Inside an Elegant Manhattan Home Perched High Above the Clouds

Along Billionaires’ Row in New York, a dramatically slender skyscraper imagined by SHoP Architects stands out on West 57th Street. The interior architecture of this supertall, dubbed Steinway Tower, courtesy of Studio Sofield, is just as striking, and Sebastian Zuchowicki, a Sofield alum, has fond memories of working on the ornate lobby rooted in the city’s gilded age. So he was delighted to return to the building and spearhead the Art Deco–fueled design of one of its units.

“Being able to come back to something familiar was so nice,” muses Zuchowicki, who founded his eponymous firm in 2020. This time around, his mission was conceiving an exceptionally personal pied-à-terre for a financier he never met in person, their biweekly meetings conducted solely over Zoom. The client, increasingly enraptured by the design process, was eager to hear suggestions and “excited to learn about the history of each piece,” points out Zuchowicki. Immediately, he became a fan of such disparate talents as New York ceramic artist Jeremy Anderson and the French modernists Jacques Adnet and Jean-Michel Frank.

For Zuchowicki, the building’s landmarked Steinway Hall, designed by Warren and Wetmore in the mid-1920s for the Steinway & Sons piano company, sparked inspiration. “We wanted to look backwards and take some of the beauty of that era and incorporate it into contemporary living.” he explains. “I wanted everything to feel special.”

The result is an abode that simultaneously exudes sculptural minimalism and patinaed elegance, bedecked with textural Venetian plaster walls and details like a plush wall-to-wall headboard in the guest room and a custom mural in the powder room that make “a brand-new white box apartment feel layered and like it’s been there for a while,” adds Zuchowicki.

From the vestibule, a dim portal kitted out with a built-in shoe closet, guests are instantly engulfed by the sight of Central Park in all its verdant glory, precisely filling the living room’s expansive windows like a picture. After poring over a book of works by French Art Deco designer and architect Paul Dupré-Lafon, Zuchowicki was struck by the idea of incorporating laboriously crafted lacquered palm wood panels, a nod to the 1930s, to frame the heady panorama.

It’s certainly a gorgeous sight to behold, and Zuchowicki wanted to maximize those flawless proportions in the layout but didn’t want it to resemble a contrived showroom setup. His solution was breaking up the equilibrium with an organic assemblage of furniture. “All these beautiful views of Central Park feel too perfect, so the bigger volumes, the sofas and chairs, can anchor the symmetry and everything else can work around it,” he elaborates.

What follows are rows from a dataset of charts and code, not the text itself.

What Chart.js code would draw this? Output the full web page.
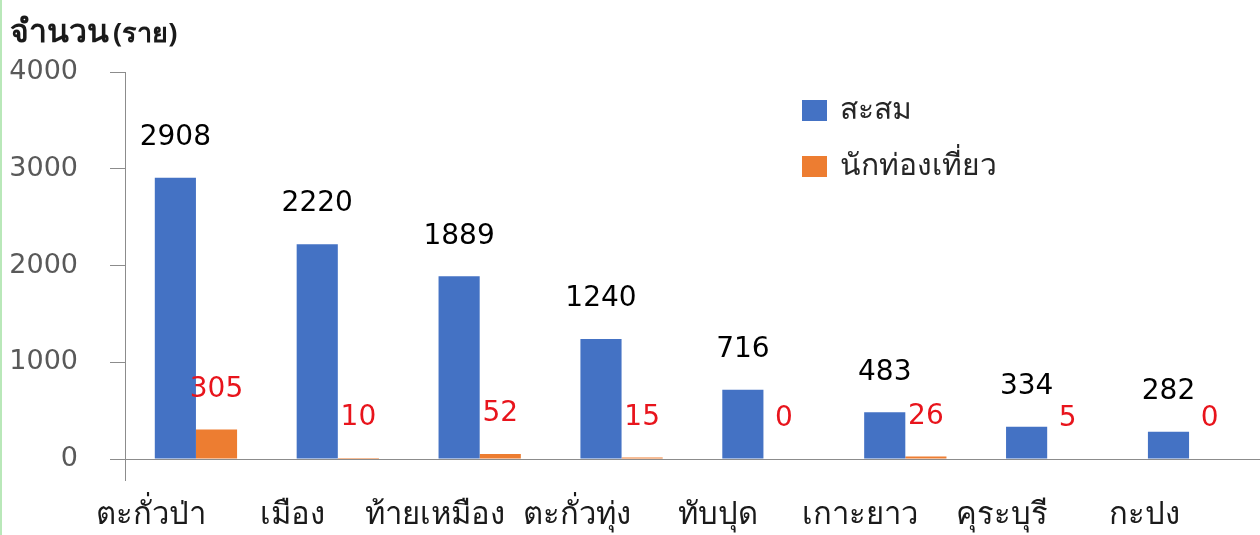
<!DOCTYPE html>
<html>
<head>
<meta charset="utf-8">
<script src="https://cdn.jsdelivr.net/npm/chart.js@4.4.0/dist/chart.umd.min.js"></script>
<style>
  body { margin: 0; background: #fff; }
  #wrap { position: relative; width: 1260px; height: 535px; }
  #edge { position: absolute; left: 0; top: 0; width: 2px; height: 535px; background: #b9e8b9; }
</style>
</head>
<body>
<div id="wrap">
  <canvas id="barChart" width="1260" height="535"></canvas>
  <div id="edge"></div>
</div>
<script>
// chart data
const districts = ["ตะกั่วป่า", "เมือง", "ท้ายเหมือง", "ตะกั่วทุ่ง", "ทับปุด", "เกาะยาว", "คุระบุรี", "กะปง"];
const cumulative = [2908, 2220, 1889, 1240, 716, 483, 334, 282];
const tourists = [305, 10, 52, 15, 0, 26, 5, 0];
const seriesNames = ["สะสม", "นักท่องเที่ยว"];
const yTicks = [0, 1000, 2000, 3000, 4000];

const blue = "#4472C4";
const orange = "#ED7D31";
const thaiFont = "'Noto Sans', 'DejaVu Sans', sans-serif";

// value labels above each bar
const valueLabels = {
    id: "valueLabels",
    afterDatasetsDraw(chart) {
        const ctx = chart.ctx;
        ctx.save();
        ctx.font = "28px 'DejaVu Sans', sans-serif";
        ctx.textAlign = "center";
        ctx.textBaseline = "bottom";
        chart.data.datasets.forEach(function(ds, di) {
            ctx.fillStyle = di === 0 ? "#000000" : "#E8141C";
            chart.getDatasetMeta(di).data.forEach(function(bar, i) {
                ctx.fillText(String(ds.data[i]), bar.x, bar.y - 26);
            });
        });
        ctx.restore();
    }
};

// title and legend boxes
const decorations = {
    id: "decorations",
    afterDraw(chart) {
        const ctx = chart.ctx;
        ctx.save();
        ctx.fillStyle = "#1a1a1a";
        ctx.textBaseline = "alphabetic";
        ctx.textAlign = "left";
        ctx.font = "bold 32px " + thaiFont;
        ctx.fillText("จำนวน", 10, 42);
        const w = ctx.measureText("จำนวน").width;
        ctx.font = "bold 27px " + thaiFont;
        ctx.fillText("(ราย)", 10 + w + 4, 42);

        const lx = 802, ly = [100, 156];
        ctx.font = "30px " + thaiFont;
        ctx.textBaseline = "middle";
        chart.data.datasets.forEach(function(ds, di) {
            ctx.fillStyle = ds.backgroundColor;
            ctx.fillRect(lx, ly[di], 25, 21);
            ctx.fillStyle = "#262626";
            ctx.fillText(ds.label, lx + 38, ly[di] + 10);
        });
        ctx.restore();
    }
};

new Chart(document.getElementById("barChart"), {
    type: "bar",
    data: {
        labels: districts,
        datasets: [
            { label: seriesNames[0], data: cumulative, backgroundColor: blue },
            { label: seriesNames[1], data: tourists, backgroundColor: orange }
        ]
    },
    options: {
        responsive: false,
        animation: false,
        layout: { padding: { left: 10, right: 0, top: 72, bottom: 0 } },
        datasets: { bar: { categoryPercentage: 0.58, barPercentage: 1.0 } },
        plugins: {
            legend: { display: false },
            tooltip: { enabled: false }
        },
        scales: {
            x: {
                afterFit: function(axis) {
                    axis.paddingLeft = 0;
                    axis.paddingRight = 0;
                    axis.height = 76;
                },
                grid: {
                    display: true,
                    drawOnChartArea: false,
                    tickLength: 22,
                    color: function(c) { return c.index === 0 ? "#8c8c8c" : "rgba(0,0,0,0)"; }
                },
                border: { color: "#8c8c8c", width: 1 },
                ticks: {
                    autoSkip: false,
                    maxRotation: 0,
                    padding: 14,
                    labelOffset: -45,
                    color: "#1a1a1a",
                    font: { size: 31, family: thaiFont, lineHeight: 1.29 }
                }
            },
            y: {
                min: 0,
                max: 4000,
                afterBuildTicks: function(axis) {
                    axis.ticks = yTicks.map(function(v) { return { value: v }; });
                },
                afterFit: function(axis) {
                    axis.width = 115;
                },
                grid: {
                    display: true,
                    drawOnChartArea: false,
                    tickLength: 15,
                    color: "#8c8c8c"
                },
                border: { color: "#8c8c8c", width: 1 },
                ticks: {
                    padding: 32,
                    color: "#595959",
                    font: { size: 27, family: "'DejaVu Sans', sans-serif" },
                    callback: function(v) { return String(v); }
                }
            }
        }
    },
    plugins: [valueLabels, decorations]
});
</script>
</body>
</html>
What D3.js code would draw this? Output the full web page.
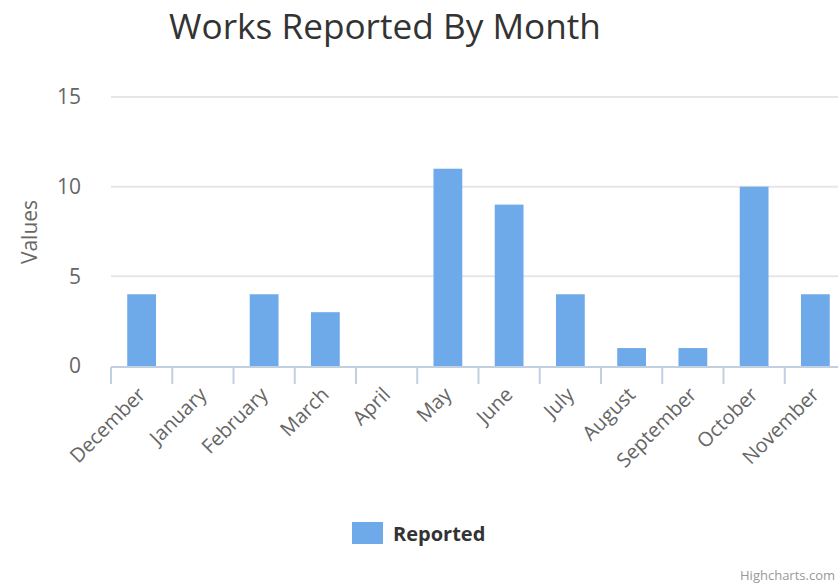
<!DOCTYPE html>
<html>
<head>
<meta charset="utf-8">
<script src="https://cdn.jsdelivr.net/npm/d3@7"></script>
<style>
  html, body { margin: 0; padding: 0; background: #fff; overflow: hidden; }
  svg { display: block; font-family: "Open Sans", "DejaVu Sans", sans-serif; }
</style>
</head>
<body>
<svg id="chart" width="838" height="586"></svg>
<script>
// Monthly counts of reported works
const months = ["December", "January", "February", "March", "April", "May",
                "June", "July", "August", "September", "October", "November"];
const reported = [4, 0, 4, 3, 0, 11, 9, 4, 1, 1, 10, 4];
const yTicks = [0, 5, 10, 15];

const svg = d3.select("#chart");

// plot area (runs slightly past the right edge of the canvas)
const plot = { left: 111, top: 97, right: 846, bottom: 366 };

const x = d3.scaleBand()
  .domain(months)
  .range([plot.left, plot.right])
  .paddingInner(0)
  .paddingOuter(0);

const y = d3.scaleLinear()
  .domain([0, 15])
  .range([plot.bottom, plot.top]);

// horizontal grid lines
svg.append("g")
  .selectAll("line")
  .data(yTicks.filter(d => d !== 0))
  .join("line")
  .attr("x1", plot.left).attr("x2", plot.right)
  .attr("y1", d => y(d)).attr("y2", d => y(d))
  .attr("stroke", "#e6e6e6")
  .attr("stroke-width", 2);

// y tick labels
svg.append("g")
  .selectAll("text")
  .data(yTicks)
  .join("text")
  .attr("x", 81)
  .attr("y", d => y(d))
  .attr("dy", "0.35em")
  .attr("text-anchor", "end")
  .attr("fill", "#666")
  .attr("font-size", 21)
  .text(d => d);

// y axis title
svg.append("text")
  .attr("transform", `translate(37,232) rotate(-90)`)
  .attr("text-anchor", "middle")
  .attr("fill", "#666")
  .attr("font-size", 21)
  .text("Values");

// bars
const barW = x.bandwidth() * 0.47;
svg.append("g")
  .selectAll("rect")
  .data(months.map((m, i) => ({ m, v: reported[i] })))
  .join("rect")
  .attr("x", d => x(d.m) + (x.bandwidth() - barW) / 2)
  .attr("y", d => y(d.v))
  .attr("width", barW)
  .attr("height", d => y(0) - y(d.v))
  .attr("fill", "#6eaaea");

// x axis line and tick marks at category boundaries
const xAxis = svg.append("g");
xAxis.append("line")
  .attr("x1", plot.left).attr("x2", plot.right)
  .attr("y1", plot.bottom + 1).attr("y2", plot.bottom + 1)
  .attr("stroke", "#c0d0e0")
  .attr("stroke-width", 2);
xAxis.selectAll("line.tick")
  .data(months)
  .join("line")
  .attr("class", "tick")
  .attr("x1", d => x(d)).attr("x2", d => x(d))
  .attr("y1", plot.bottom + 1).attr("y2", plot.bottom + 18)
  .attr("stroke", "#c0d0e0")
  .attr("stroke-width", 2);

// rotated month labels
xAxis.selectAll("text")
  .data(months)
  .join("text")
  .attr("transform", d => `translate(${x(d) + x.bandwidth() / 2 - 5},${plot.bottom + 20}) rotate(-45)`)
  .attr("text-anchor", "end")
  .attr("dy", "0.7em")
  .attr("fill", "#666")
  .attr("font-size", 20)
  .text(d => d);

// title
const title = svg.append("text")
  .attr("x", 385)
  .attr("y", 39)
  .attr("text-anchor", "middle")
  .attr("fill", "#333")
  .attr("font-size", 34)
  .text("Works Reported By Month");
// fit the title to its box width
const tw = title.node().getComputedTextLength();
title.attr("font-size", 34 * 432 / tw);

// legend
const legend = svg.append("g");
legend.append("rect")
  .attr("x", 352).attr("y", 522)
  .attr("width", 31).attr("height", 22)
  .attr("fill", "#6eaaea");
legend.append("text")
  .attr("x", 393).attr("y", 541)
  .attr("fill", "#333")
  .attr("font-size", 20)
  .attr("font-weight", "bold")
  .text("Reported");

// credits
svg.append("text")
  .attr("x", 835).attr("y", 580)
  .attr("text-anchor", "end")
  .attr("fill", "#999")
  .attr("font-size", 13)
  .text("Highcharts.com");
</script>
</body>
</html>
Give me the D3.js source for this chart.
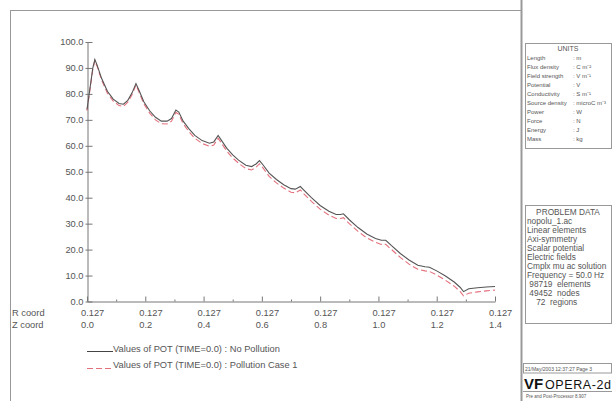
<!DOCTYPE html>
<html lang="en">
<head>
<meta charset="UTF-8">
<title>Values of POT along line</title>
<script src="https://d3js.org/d3.v7.min.js"></script>
<style>
    body { margin: 0; background: #fff; }
    svg { display: block; font-family: "Liberation Sans", Arial, sans-serif; }
    .axis path, .axis line { stroke: #777; }
    .axis text { fill: #555; font-size: 9.3px; }
    .lbl { fill: #555; font-size: 9.3px; }
    .panel { fill: none; stroke: #999; stroke-width: 1; }
    .small { fill: #555; font-size: 6px; }
    .mid { fill: #555; font-size: 8.3px; }
</style>
</head>
<body>
<svg width="612" height="401"></svg>
<script>
    // distance along the line (Z coord), R coord stays 0.127
    const zCoord = [0.000, 0.010, 0.020, 0.027, 0.035, 0.050, 0.070, 0.090, 0.110, 0.125,
        0.140, 0.155, 0.168, 0.178, 0.195, 0.215, 0.235, 0.255, 0.275, 0.290,
        0.305, 0.315, 0.330, 0.350, 0.370, 0.395, 0.420, 0.435, 0.450, 0.462,
        0.480, 0.500, 0.520, 0.545, 0.565, 0.580, 0.592, 0.605, 0.625, 0.650,
        0.675, 0.700, 0.715, 0.732, 0.745, 0.770, 0.800, 0.830, 0.855, 0.870,
        0.880, 0.900, 0.930, 0.960, 0.990, 1.010, 1.025, 1.045, 1.075, 1.105,
        1.135, 1.160, 1.175, 1.200, 1.230, 1.260, 1.280, 1.292, 1.310, 1.340,
        1.370, 1.400];

    const potNoPollution = [74, 82, 90, 93.2, 91, 86, 81, 78, 76.3, 76,
        77.5, 80.5, 84, 81.5, 77, 73.5, 71, 69.5, 69.5, 70.5,
        73.8, 73, 69.5, 66.5, 64, 62, 61, 61.5, 64, 62,
        59, 56.5, 54.5, 52.5, 52, 53, 54.3, 52.5, 49.5, 47,
        45, 43.5, 43.3, 44.3, 42.8, 40, 37, 34.8, 33.5, 33.5,
        33.8, 31.5, 28.5, 26, 24.3, 23.6, 23.6, 21.5, 18.5, 16,
        14, 13.4, 13.2, 11.8, 9.8, 7.5, 5.5, 3.8, 4.9, 5.3,
        5.6, 5.8];

    const potPollution = [73.5, 81.5, 89.6, 92.8, 90.5, 85.4, 80.3, 77.2, 75.5, 75.2,
        76.8, 79.8, 83.4, 80.8, 76.2, 72.6, 70, 68.5, 68.4, 69.5,
        72.9, 72.1, 68.5, 65.4, 62.9, 60.9, 59.8, 60.3, 62.9, 60.9,
        57.9, 55.3, 53.3, 51.2, 50.7, 51.7, 53.1, 51.3, 48.2, 45.7,
        43.7, 42.1, 41.9, 43, 41.4, 38.6, 35.6, 33.3, 32, 32,
        32.3, 30, 27, 24.5, 22.8, 22, 22, 20, 17, 14.4,
        12.4, 11.8, 11.6, 10.2, 8.2, 5.9, 3.9, 2.2, 3.2, 3.7,
        4.1, 4.4];

    const zTicks = [0.0, 0.2, 0.4, 0.6, 0.8, 1.0, 1.2, 1.4];
    const zMinor = [0.1, 0.3, 0.5, 0.7, 0.9, 1.1, 1.3];
    const rLabel = "0.127";
    const legendLabels = ["Values of POT (TIME=0.0) : No Pollution",
                          "Values of POT (TIME=0.0) : Pollution Case 1"];

    const unitNames = ["Length", "Flux density", "Field strength", "Potential", "Conductivity",
        "Source density", "Power", "Force", "Energy", "Mass"];
    const unitValues = [": m", ": C m\u207B\u00B2", ": V m\u207B\u00B9", ": V", ": S m\u207B\u00B9",
        ": microC m\u207B\u00B3", ": W", ": N", ": J", ": kg"];
    const problemLines = ["nopolu_1.ac", "Linear elements", "Axi-symmetry", "Scalar potential",
        "Electric fields", "Cmplx mu ac solution", "Frequency = 50.0 Hz",
        " 98719  elements", " 49452  nodes", "    72  regions"];

    const svg = d3.select("svg");

    // frame
    svg.append("line").attr("x1", 10.5).attr("x2", 10.5).attr("y1", 10).attr("y2", 401)
        .attr("stroke", "#999");
    svg.append("line").attr("x1", 10).attr("x2", 521).attr("y1", 10.5).attr("y2", 10.5)
        .attr("stroke", "#999");
    svg.append("line").attr("x1", 521.5).attr("x2", 521.5).attr("y1", 0).attr("y2", 401)
        .attr("stroke", "#999").attr("stroke-width", 2);

    const x = d3.scaleLinear().domain([0, 1.4]).range([87, 495]);
    const y = d3.scaleLinear().domain([0, 100]).range([301.5, 42]);

    // y axis, ticks pointing into the plot
    const gy = svg.append("g").attr("class", "axis").attr("transform", "translate(87.5,0)")
        .call(d3.axisLeft(y).tickValues(d3.range(0, 101, 10)).tickFormat(d3.format(".1f"))
            .tickSize(-5).tickSizeOuter(0).tickPadding(4));
    gy.selectAll(".tick line").attr("x1", -2);

    // x axis: major + minor ticks
    svg.append("g").attr("class", "axis").attr("transform", "translate(0,301.5)")
        .call(d3.axisBottom(x).tickValues(zTicks).tickSize(-5).tickSizeOuter(0).tickFormat(""));
    svg.append("g").attr("class", "axis").attr("transform", "translate(0,301.5)")
        .call(d3.axisBottom(x).tickValues(zMinor).tickSize(-2).tickSizeOuter(0).tickFormat(""))
        .select(".domain").remove();

    svg.selectAll(".rlab").data(zTicks).join("text").attr("class", "lbl")
        .attr("x", d => x(d) - 6).attr("y", 316).text(rLabel);
    svg.selectAll(".zlab").data(zTicks).join("text").attr("class", "lbl")
        .attr("x", d => x(d) - 6).attr("y", 328).text(d => d3.format(".1f")(d));
    svg.append("text").attr("class", "lbl").attr("x", 12).attr("y", 316).text("R coord");
    svg.append("text").attr("class", "lbl").attr("x", 12).attr("y", 328).text("Z coord");

    // curves
    const line = d3.line().x((d, i) => x(zCoord[i])).y(d => y(d));
    svg.append("path").datum(potPollution).attr("d", line)
        .attr("fill", "none").attr("stroke", "#e4707c").attr("stroke-width", 1.1)
        .attr("stroke-dasharray", "6,3");
    svg.append("path").datum(potNoPollution).attr("d", line)
        .attr("fill", "none").attr("stroke", "#555").attr("stroke-width", 1.1);

    // legend
    const leg = svg.append("g");
    leg.append("line").attr("x1", 87).attr("x2", 113).attr("y1", 351.5).attr("y2", 351.5)
        .attr("stroke", "#444");
    leg.append("line").attr("x1", 87).attr("x2", 113).attr("y1", 368.5).attr("y2", 368.5)
        .attr("stroke", "#e4707c").attr("stroke-dasharray", "6,3");
    leg.selectAll("text").data(legendLabels).join("text").attr("class", "lbl")
        .attr("x", 113).attr("y", (d, i) => 352 + i * 16).text(d => d);

    // UNITS panel
    svg.append("rect").attr("class", "panel").attr("x", 525.5).attr("y", 43.5)
        .attr("width", 86).attr("height", 105);
    svg.append("text").attr("class", "small").attr("x", 568).attr("y", 51)
        .attr("text-anchor", "middle").style("font-size", "7px").text("UNITS");
    svg.selectAll(".uname").data(unitNames).join("text").attr("class", "small")
        .attr("x", 527).attr("y", (d, i) => 60 + i * 9).text(d => d);
    svg.selectAll(".uval").data(unitValues).join("text").attr("class", "small")
        .attr("x", 573).attr("y", (d, i) => 60 + i * 9).text(d => d);

    // PROBLEM DATA panel
    svg.append("rect").attr("class", "panel").attr("x", 525.5).attr("y", 205.5)
        .attr("width", 86).attr("height", 118);
    svg.append("text").attr("class", "mid").attr("x", 568).attr("y", 215)
        .attr("text-anchor", "middle").text("PROBLEM DATA");
    svg.selectAll(".pline").data(problemLines).join("text").attr("class", "mid")
        .attr("x", 527).attr("y", (d, i) => 224 + i * 9).style("white-space", "pre")
        .attr("xml:space", "preserve").text(d => d);

    // footer
    svg.append("rect").attr("class", "panel").attr("x", 523.5).attr("y", 363.5)
        .attr("width", 88).attr("height", 9.5);
    svg.append("text").attr("class", "small").attr("x", 525).attr("y", 370.5)
        .style("font-size", "5px").text("21/May/2003 12:37:27 Page 3");
    svg.append("line").attr("x1", 523).attr("x2", 612).attr("y1", 391.5).attr("y2", 391.5)
        .attr("stroke", "#999");
    svg.append("text").attr("x", 524).attr("y", 389).attr("fill", "#111")
        .style("font-size", "15px").style("font-weight", "bold").text("VF");
    svg.append("text").attr("x", 545).attr("y", 389).attr("fill", "#111")
        .style("font-size", "12.5px").attr("textLength", 66).text("OPERA-2d");
    svg.append("text").attr("class", "small").attr("x", 526).attr("y", 398)
        .style("font-size", "4.5px").text("Pre and Post-Processor 8.907");
</script>
</body>
</html>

While Zuchowicki opted for plenty of vintage pieces, there are contemporary ones too, like a Max Lamb chair and tables from New York maker J.M. Szymanski that pay homage to bull and bear stock-market jargon. Many elements were custom-designed by Zuchowicki and his team, including the graphic rug made by Beauvais Carpets and the cerused-leg wood tables topped with cast glass produced by John Lewis Glass in Oakland, California, that are reminiscent of “little glaciers,” as Zuchowicki puts it. “Everything was feeling warm, so we wanted something slick.”